Aim: Where a line holds the string "matplotlib", return that line.

Recorded data:
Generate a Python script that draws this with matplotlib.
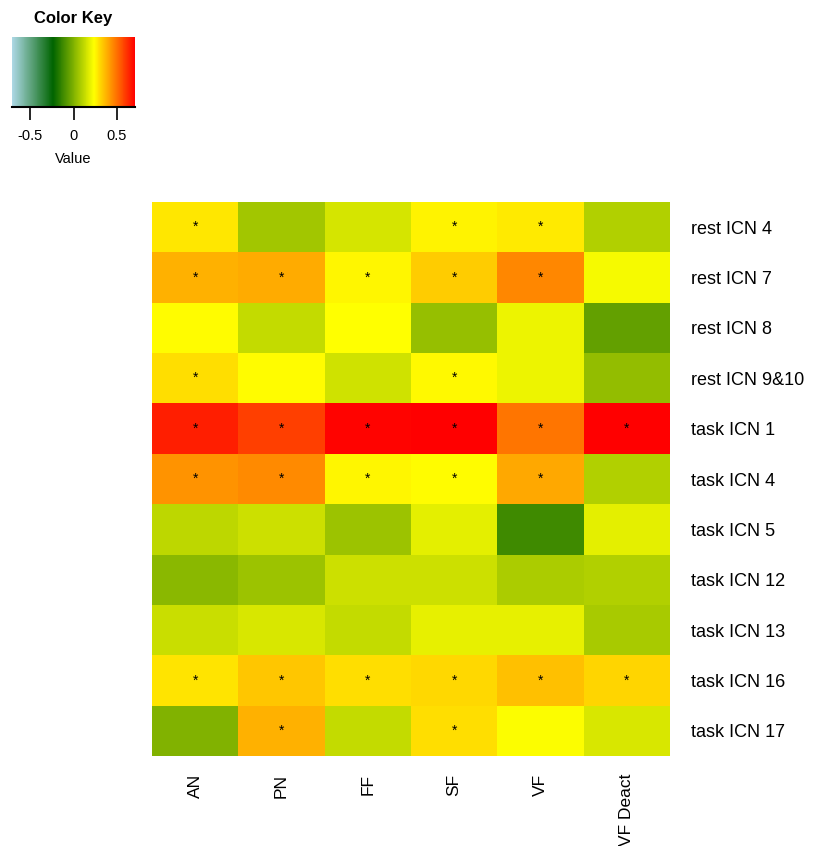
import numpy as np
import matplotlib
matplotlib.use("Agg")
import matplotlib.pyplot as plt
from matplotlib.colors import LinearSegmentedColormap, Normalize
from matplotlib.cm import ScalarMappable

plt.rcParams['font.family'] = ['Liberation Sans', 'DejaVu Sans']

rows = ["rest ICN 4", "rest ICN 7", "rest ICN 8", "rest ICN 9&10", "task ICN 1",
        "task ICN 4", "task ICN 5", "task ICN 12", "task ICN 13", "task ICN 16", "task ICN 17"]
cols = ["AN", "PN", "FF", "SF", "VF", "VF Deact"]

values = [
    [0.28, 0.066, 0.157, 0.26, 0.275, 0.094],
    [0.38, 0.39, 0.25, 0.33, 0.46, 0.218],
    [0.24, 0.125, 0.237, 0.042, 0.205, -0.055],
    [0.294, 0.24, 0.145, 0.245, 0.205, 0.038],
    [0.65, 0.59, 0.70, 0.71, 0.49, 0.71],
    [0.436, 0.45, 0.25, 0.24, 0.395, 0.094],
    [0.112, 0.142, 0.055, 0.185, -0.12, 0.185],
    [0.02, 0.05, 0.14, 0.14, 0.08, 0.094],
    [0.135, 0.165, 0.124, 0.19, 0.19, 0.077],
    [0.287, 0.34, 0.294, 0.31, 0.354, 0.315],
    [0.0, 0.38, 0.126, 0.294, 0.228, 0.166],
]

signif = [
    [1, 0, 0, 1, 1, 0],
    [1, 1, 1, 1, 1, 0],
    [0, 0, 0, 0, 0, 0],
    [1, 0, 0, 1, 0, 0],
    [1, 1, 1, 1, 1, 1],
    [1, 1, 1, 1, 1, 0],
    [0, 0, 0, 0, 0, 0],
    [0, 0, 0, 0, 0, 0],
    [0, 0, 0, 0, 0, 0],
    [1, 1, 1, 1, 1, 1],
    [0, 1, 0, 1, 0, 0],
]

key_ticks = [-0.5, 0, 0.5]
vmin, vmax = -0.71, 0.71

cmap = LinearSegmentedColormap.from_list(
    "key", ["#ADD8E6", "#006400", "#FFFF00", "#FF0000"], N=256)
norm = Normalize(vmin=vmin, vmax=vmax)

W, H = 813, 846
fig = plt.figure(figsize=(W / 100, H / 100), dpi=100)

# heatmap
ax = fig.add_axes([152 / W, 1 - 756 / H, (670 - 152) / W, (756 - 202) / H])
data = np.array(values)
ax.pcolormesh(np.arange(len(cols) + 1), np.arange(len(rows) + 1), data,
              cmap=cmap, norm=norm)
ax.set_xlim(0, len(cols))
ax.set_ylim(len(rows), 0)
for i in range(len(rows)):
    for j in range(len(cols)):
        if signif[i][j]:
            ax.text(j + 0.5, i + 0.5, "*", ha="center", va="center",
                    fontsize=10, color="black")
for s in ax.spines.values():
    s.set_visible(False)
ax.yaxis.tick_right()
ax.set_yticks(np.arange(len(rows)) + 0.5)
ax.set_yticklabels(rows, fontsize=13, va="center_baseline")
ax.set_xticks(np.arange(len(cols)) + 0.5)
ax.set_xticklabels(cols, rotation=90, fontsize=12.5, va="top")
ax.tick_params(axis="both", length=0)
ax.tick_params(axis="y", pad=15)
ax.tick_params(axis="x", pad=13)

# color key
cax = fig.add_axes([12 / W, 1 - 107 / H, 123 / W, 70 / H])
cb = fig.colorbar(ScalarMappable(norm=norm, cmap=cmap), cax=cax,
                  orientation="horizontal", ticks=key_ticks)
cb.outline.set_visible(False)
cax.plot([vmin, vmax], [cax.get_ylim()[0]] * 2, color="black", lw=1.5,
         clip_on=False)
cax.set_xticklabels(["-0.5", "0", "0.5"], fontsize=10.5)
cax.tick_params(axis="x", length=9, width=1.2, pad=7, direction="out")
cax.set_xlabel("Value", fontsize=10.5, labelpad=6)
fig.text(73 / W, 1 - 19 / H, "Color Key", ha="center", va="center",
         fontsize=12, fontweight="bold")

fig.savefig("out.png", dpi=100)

Completed exercise:
Generate a Python script that draws this with matplotlib.
import matplotlib
matplotlib.use("Agg")
import matplotlib.pyplot as plt
from matplotlib.colors import LinearSegmentedColormap, Normalize
from matplotlib.cm import ScalarMappable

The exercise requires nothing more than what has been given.